Yang estimates that about 60 percent of Chinese enterprises in the smartphone industry in India have been investigated since December 2021, including smartphone giants and smaller manufacturers. Many believe that the deteriorating relationship between India and China is one reason for the recent crackdown.
Chinese smartphone makers started their forays in the Indian market after Prime Minister Narendra Modi’s government launched the “Make in India” initiative in September 2014, which coincided with the best period of the China-India relationship in recent history.
Within just two years, over 100 Chinese mobile phone and component manufacturers made investments to allow access to the Indian market. Yet as geopolitical tensions between China and India escalated, things changed.
Even before the border clashes between India and China in May 2020, India had already tightened controls on investment from China. In April 2020, the Indian government revised its foreign direct investment (FDI) policy to require all investment from India’s neighboring countries to obtain clearance from the federal government.
The result is that FDI from China to India rapidly declined. According to data released by China’s Ministry of Commerce, China’s FDI outflow to India dropped sharply from US$534.6 million in 2019 to US$210 million in 2020, a drop of more than 60 percent. In 2021, the figure dived to just US$63.2 million.
As China shut its borders to foreign visitors amid the global pandemic, barring students and professionals from India from returning to China, India retaliated by tightening the issuance of visas to Chinese.
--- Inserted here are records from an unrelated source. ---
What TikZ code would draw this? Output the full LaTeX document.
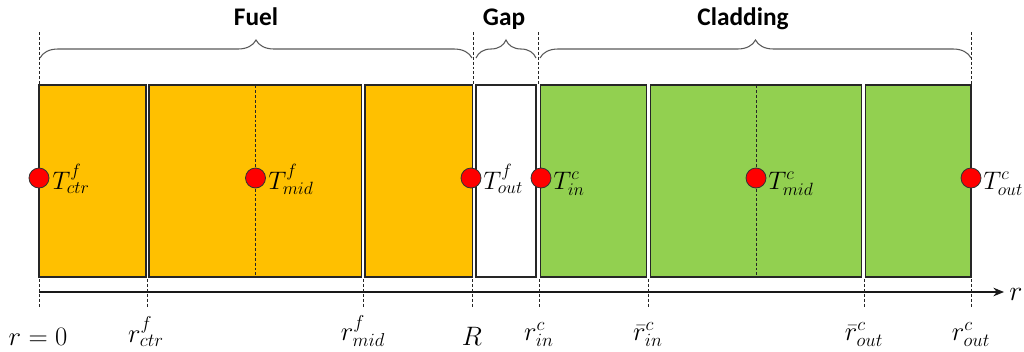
\documentclass[tikz,border=0pt]{standalone}
\usepackage{fix-cm}
\usepackage{fontspec}
\newfontfamily\titlefont{Carlito}
\usetikzlibrary{decorations.pathreplacing,arrows.meta,calc}
\definecolor{fuelc}{HTML}{FFC000}
\definecolor{cladc}{HTML}{92D050}
\begin{document}
\begin{tikzpicture}[x=0.75pt,y=-0.75pt,
  outline/.style={draw=black!85,line width=0.9pt},
  fuelbox/.style={outline,fill=fuelc},
  cladbox/.style={outline,fill=cladc},
  gapbox/.style={outline,fill=white},
  guide/.style={dash pattern=on 2.2pt off 1.5pt, line width=0.6pt, draw=black!85},
  bracestyle/.style={decorate,decoration={brace,amplitude=13.5pt},draw=black!65,line width=0.8pt},
  dot/.style={circle,fill=red,draw=black!80,line width=0.6pt,minimum size=15pt,inner sep=0pt},
  tlab/.style={anchor=base west,inner sep=0pt,font=\fontsize{19}{21}\selectfont},
  rlab/.style={anchor=south,inner sep=0pt,font=\fontsize{20}{22}\selectfont},
  title/.style={anchor=base,inner sep=0pt,font=\titlefont\bfseries\fontsize{19}{21}\selectfont}
]
\useasboundingbox (0,0) rectangle (1024,351);

% layer boxes
\path[fuelbox] (39,85) rectangle (146,277);
\path[fuelbox] (149,85) rectangle (361.5,277);
\path[fuelbox] (365,85) rectangle (472.5,277);
\path[gapbox]  (476,85) rectangle (536,277);
\path[cladbox] (540.5,85) rectangle (646.5,277);
\path[cladbox] (650.5,85) rectangle (861.5,277);
\path[cladbox] (865.5,85) rectangle (971,277);

% inner mid lines
\draw[guide] (255.5,85) -- (255.5,277);
\draw[guide] (756,85) -- (756,277);

% top guides
\foreach \x in {39,473,538.5,971} \draw[guide] (\x,32) -- (\x,85);

% braces
\draw[bracestyle] (40,58) -- (472,58);
\draw[bracestyle] (476,58) -- (536,58);
\draw[bracestyle] (540,58) -- (971,58);

\node[title] (fuel) at (256,25) {Fuel};
\node[title] (gap) at (504,25) {Gap};
\node[title] (clad) at (743,25) {Cladding};

% axis
\coordinate (a0) at (39,292);
\coordinate (a1) at (1004,292);
\draw[line width=0.9pt,black!90,-{Stealth[length=8pt,width=6.5pt]}] (a0) -- (a1);
\node[anchor=base west,inner sep=0pt,font=\fontsize{21}{23}\selectfont] (rax) at (1009,300) {$r$};

% bottom ticks
\foreach \x in {39,147,363,472.5,539,648,864,971} \draw[guide] (\x,279) -- (\x,308);

\node[rlab] (l0) at (38,346) {$r=0$};
\node[rlab] (l1) at (146,347) {$r_{ctr}^{f}$};
\node[rlab] (l2) at (363,347) {$r_{mid}^{f}$};
\node[rlab] (l3) at (472,346) {$R$};
\node[rlab] (l4) at (539,347) {$r_{in}^{c}$};
\node[rlab] (l5) at (648,347) {$\bar{r}_{in}^{c}$};
\node[rlab] (l6) at (864,347) {$\bar{r}_{out}^{c}$};
\node[rlab] (l7) at (971,347) {$r_{out}^{c}$};

% temperature points
\node[dot] (d1) at (39,178) {};
\node[dot] (d2) at (255.5,178) {};
\node[dot] (d3) at (471,178) {};
\node[dot] (d4) at (541,178) {};
\node[dot] (d5) at (756,178) {};
\node[dot] (d6) at (971,178) {};

\node[tlab] (t1) at (52,189) {$T_{ctr}^{f}$};
\node[tlab] (t2) at (268,189) {$T_{mid}^{f}$};
\node[tlab] (t3) at (483,189) {$T_{out}^{f}$};
\node[tlab] (t4) at (553,189) {$T_{in}^{c}$};
\node[tlab] (t5) at (768,189) {$T_{mid}^{c}$};
\node[tlab] (t6) at (983,189) {$T_{out}^{c}$};
\end{tikzpicture}
\end{document}
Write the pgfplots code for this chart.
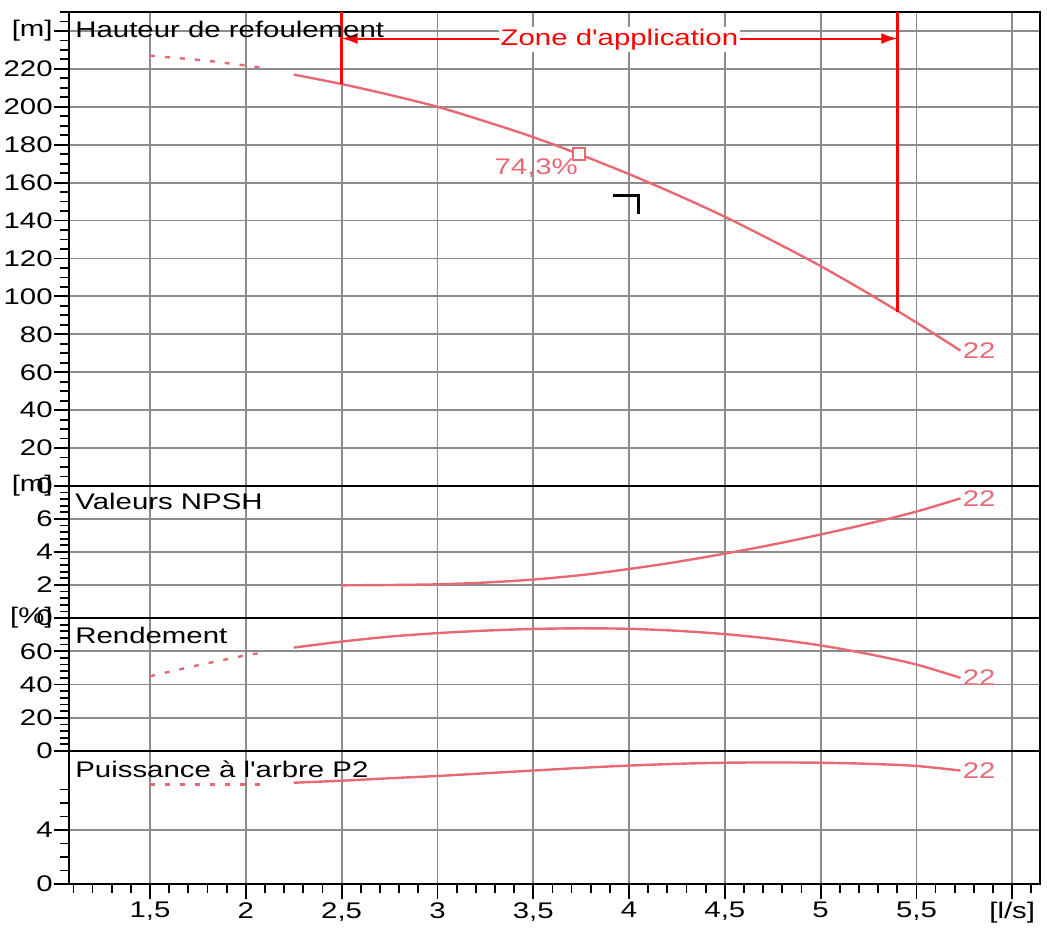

Not only are tourist visas for Chinese nationals completely suspended, but it is also difficult for Chinese tech firms to send in managerial and technical staff.
Yang said that in the pre-Covid period of 2019, there were over 10,000 Chinese professionals working in Indian offices of Chinese phone makers. Now, only about 1,000 are working in India, although several thousands more are waiting for visa approval.
Chinese smartphone makers have helped the local economy by creating about 400,000 jobs for local workers, Yang said. “But given Chinese brands’ dominant position in the market, the Indian government may think that they haven’t done enough to boost the government’s tax revenues.”